En 2010, le législateur adoptait la Loi sur l’éthique et la déontologie en matière municipale (RLRQ, c. E-15.1.0.1), en conséquence de laquelle les élus municipaux devaient adopter (et réviser périodiquement) un Code d’éthique et de déontologie qui établit des valeurs et des règles auxquelles tout élu doit adhérer.
Une fois ce Code d’éthique et de déontologie en vigueur, toute personne qui a des motifs raisonnables de croire qu’un élu a commis un manquement à ce Code peut en saisir la Commission municipale du Québec (par un écrit assermenté, motivé et accompagné de pièces justificatives), et ce, jusqu’à trois (3) ans après la fin du mandat de l’élu en défaut.
La Commission commence par évaluer le sérieux de la plainte, voir si elle n’est pas frivole, vexatoire, ou manifestement mal fondée, et si le demandeur fournit les renseignements et documents demandés. Si la plainte est sérieuse, la Commission instaure une enquête contre l’élu visé.

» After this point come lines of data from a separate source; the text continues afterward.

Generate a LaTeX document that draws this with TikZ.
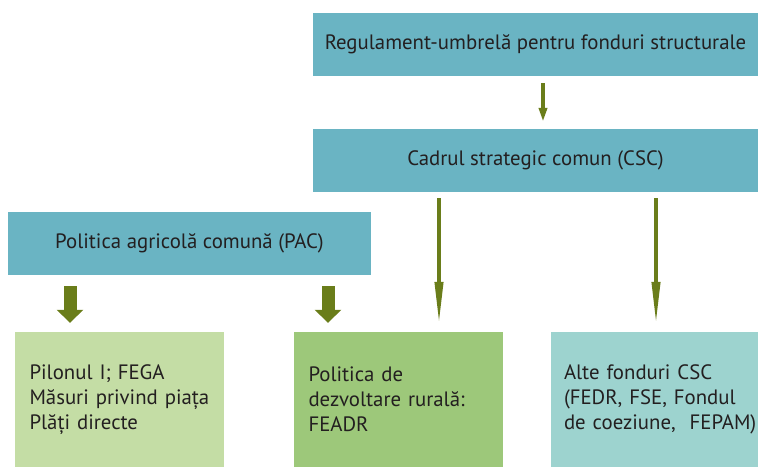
\documentclass[tikz,border=0pt]{standalone}
\usepackage{fontspec}
\setmainfont{PT Sans}
\usetikzlibrary{arrows.meta}
\definecolor{cadru}{HTML}{6AB4C3}
\definecolor{pilon}{HTML}{C4DDA5}
\definecolor{rural}{HTML}{9DC87A}
\definecolor{alte}{HTML}{9DD3CF}
\definecolor{sageata}{HTML}{6A7D1A}
\definecolor{textc}{HTML}{231F20}
\begin{document}
\begin{tikzpicture}[x=1pt, y=-1pt,
  font=\fontsize{20.8}{25}\selectfont, text=textc,
  banda/.style={fill=cadru, minimum height=63pt, inner sep=0pt},
  caseta/.style={minimum height=135pt, inner sep=0pt, align=left},
  subtire/.style={sageata, line width=4pt, -{Triangle[length=#1, width=8pt]}},
  groasa/.style={sageata, line width=13pt, -{Triangle[length=13pt, width=26pt]}}]
  \useasboundingbox (0,0) rectangle (758,468);

  % Regulament si cadrul strategic
  \node[banda, minimum width=445pt] (reg) at (535.5,44.5) {Regulament-umbrelă pentru fonduri structurale};
  \node[banda, minimum width=445pt] (csc) at (535.5,160.5) {Cadrul strategic comun (CSC)};

  % Politica agricola comuna
  \node[banda, minimum width=363pt] (pac) at (189.5,243.5) {Politica agricolă comună (PAC)};

  % Casetele de jos
  \node[caseta, fill=pilon, minimum width=209pt, text width=180pt] (pil) at (119.5,399.5)
    {Pilonul I; FEGA\\Măsuri privind piața\\Plăți directe};
  \node[caseta, fill=rural, minimum width=209pt, text width=180pt] (dr) at (398.5,399.5)
    {Politica de\\dezvoltare rurală:\\FEADR};
  \node[caseta, fill=alte, minimum width=207pt, text width=181pt] (af) at (654.5,399.5)
    {Alte fonduri CSC\\(FEDR, FSE, Fondul\\\mbox{de coeziune,\ \ FEPAM)}};

  % Sageti
  \coordinate (x1) at (543,0);
  \coordinate (x2) at (70,0);
  \coordinate (x3) at (328,0);
  \coordinate (x4) at (439,0);
  \coordinate (x5) at (656,0);
  \draw[subtire=14pt, shorten <=7pt, shorten >=7pt] (x1 |- reg.south) -- (x1 |- csc.north);
  \draw[groasa, shorten <=11pt, shorten >=9pt] (x2 |- pac.south) -- (x2 |- pil.north);
  \draw[groasa, shorten <=11pt, shorten >=9pt] (x3 |- pac.south) -- (x3 |- dr.north);
  \draw[subtire=44pt, shorten <=6pt, shorten >=6pt] (x4 |- csc.south) -- (x4 |- dr.north);
  \draw[subtire=44pt, shorten <=6pt, shorten >=6pt] (x5 |- csc.south) -- (x5 |- af.north);
\end{tikzpicture}
\end{document}
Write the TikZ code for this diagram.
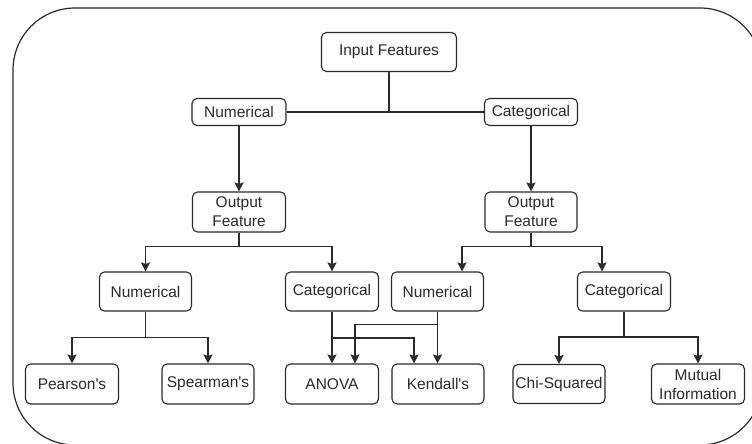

En cas de manquement, les sanctions peuvent être une réprimande, une ordonnance de rembourser les sommes acquises en contravention du Code, et/ou une suspension temporaire de l’élu.
La Loi prévoit par ailleurs que l’élu en question a droit de présenter une défense pleine et entière, et entre autres de fournir ses observations, à savoir s’il a commis un manquement à une règle prévue au Code d’éthique et de déontologie et, le cas échéant, sur la sanction qui pourrait lui être imposée.
Ce processus, malheureusement, peut résulter en des coûts significatifs pour la municipalité. En effet, une défense pleine et entière inclut la possibilité de recourir aux services d’un avocat. Il convient de rappeler que toute municipalité doit assumer la défense d’un élu dans une procédure dont est saisi un tribunal et qui est fondée sur l’allégation d’un acte ou d’une omission dans l’exercice des fonctions d’une personne comme membre du Conseil municipal. L’élu a la possibilité de retenir les services de l’avocat de son choix.
Il s’ensuit donc que toute plainte faite par toute personne, et qui est retenue par la Commission, peut forcer la municipalité à payer des dizaines de milliers de dollars en honoraires pour payer l’avocat retenu par l’élu faisant l’objet de la plainte, et ce, pour résulter, dans les cas où la plainte s’avère fondée, en des sanctions qui peuvent paraître bénignes.
On peut donc se demander si le jeu en vaut la chandelle.
Attention cependant : l’élu qui se réjouit que ses coûts de défense soient assumés par la municipalité pourrait déchanter par la suite. Il est en effet prévu à la Loi que celui-ci devra rembourser, à la demande de la municipalité, la totalité de ces coûts si ce qui lui est reproché est une faute lourde, intentionnelle ou séparable de l’exercice de ses fonctions d’élu, ou si le tribunal a été saisi de la procédure à la demande de la municipalité.
À titre d’exemple, tout récemment (le 24 avril dernier), la Cour du Québec a rendu jugement dans la cause Municipalité de Normétal c. Dickey (2017 QCCQ 3637). On reprochait au maire d’avoir suspendu la directrice générale, sans droit et sans autorisation préalable du Conseil. La Cour du Québec a décidé que cet acte n’avait pas été commis dans l’exécution honnête, normale et prévisible des fonctions du maire, mais qu’il s’agissait plutôt d’une action planifiée afin d’écarter la directrice générale pendant le cheminement d’un dossier de vérification comptable alors qu’il avait lui-même un intérêt dans ce dossier.
La juge a condamné le maire de la Municipalité de Normétal à rembourser non seulement des honoraires d’avocats assumés par la Municipalité pour les représentations faites à la Commission, mais également à rembourser ceux que la Municipalité avait dû payer par la suite à l’avocat du maire dans sa défense contre la demande de remboursement !
Comme le soulignait la juge de la Cour du Québec dans le jugement précité, dans les cas où un élu a sérieusement contrevenu au Code d’éthique et de déontologie, on pourrait dire que ce n’est qu’une avance de fonds que doit octroyer la municipalité pour défendre ses élus et employés.